The Lakers may not be the Lakers without Bryant, but he alone is due to make $30.5 million next season on top of a potentially re-signed Dwight Howard and some other $45 million in guaranteed contracts. That's a huge total that would put L.A. over the tax for the third consecutive season, requiring a massive payout due to the incremental tax bracket taking effect in 2013-14 and the vicious "repeater tax" falling into place a season after.
As the rules stand in the current grace period, taxpaying teams are required to pay only a dollar-for-dollar penalty equal to the difference between their payroll and the luxury tax line ($70.3 million for this season). For the Lakers, that means that the Buss family will be on the hook for a payment of roughly $30 million in addition to $100.2 million in salary. That's a huge cost, though hardly the end of the world for a team that has paid the tax in every season since 2007-08.
Yet when we go beyond this season, we find that L.A. will soon be on the hook for far more. Assuming that the Lakers re-sign Howard on a max deal, they'll have $96.3 million in salary committed to just seven players. If the tax line remains more or less the same, that total (plus an added estimate of $6 million for five minimum-salary players to field a 12-man roster) would ramp up L.A.'s 2013-14 tax bill to almost $95 million -- all due to the NBA's new progressive tax rules. That's almost $200 million for a team that has shown no potential to actually contend for a championship, in part due to Kobe's enormous single-season salary.

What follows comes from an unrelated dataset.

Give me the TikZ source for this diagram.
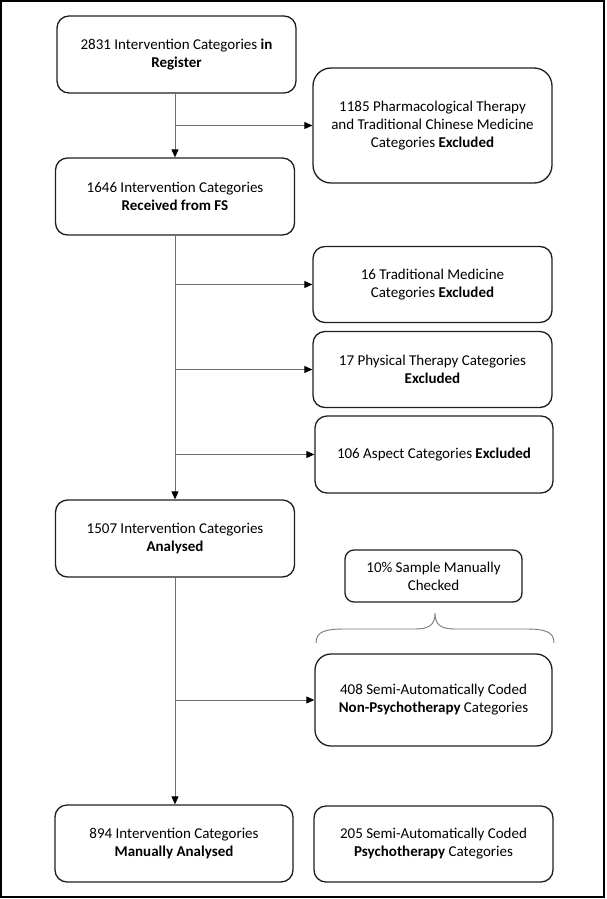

It's tough to project beyond that point, given that the contracts of every Laker save Howard and Steve Nash are set to expire in 2014, but L.A. will need to be especially mindful of its payroll moving forward. From there on out, the "repeater tax" will only ramp up the penalties for frequent taxpaying teams (of which the Lakers would qualify by default, having paid the tax in the previous three seasons), giving the high-salary gambit that L.A. runs year after year a brutal side effect. Amnestying Bryant is obviously a hyperbolic solution, but Cuban's point remains clear: No team, even the mighty Lakers, is immune to the effects of the new CBA. The Busses may ultimately stomach the horrendous tax penalties to come because of their lack of options (even if the Lakers trade Pau Gasol or some other combination of players, they'd likely be taking back roughly equivalent salary), but the stakes have grown so high that even the most profitable, big-market teams will suffer serious losses by way of a more perilous luxury tax.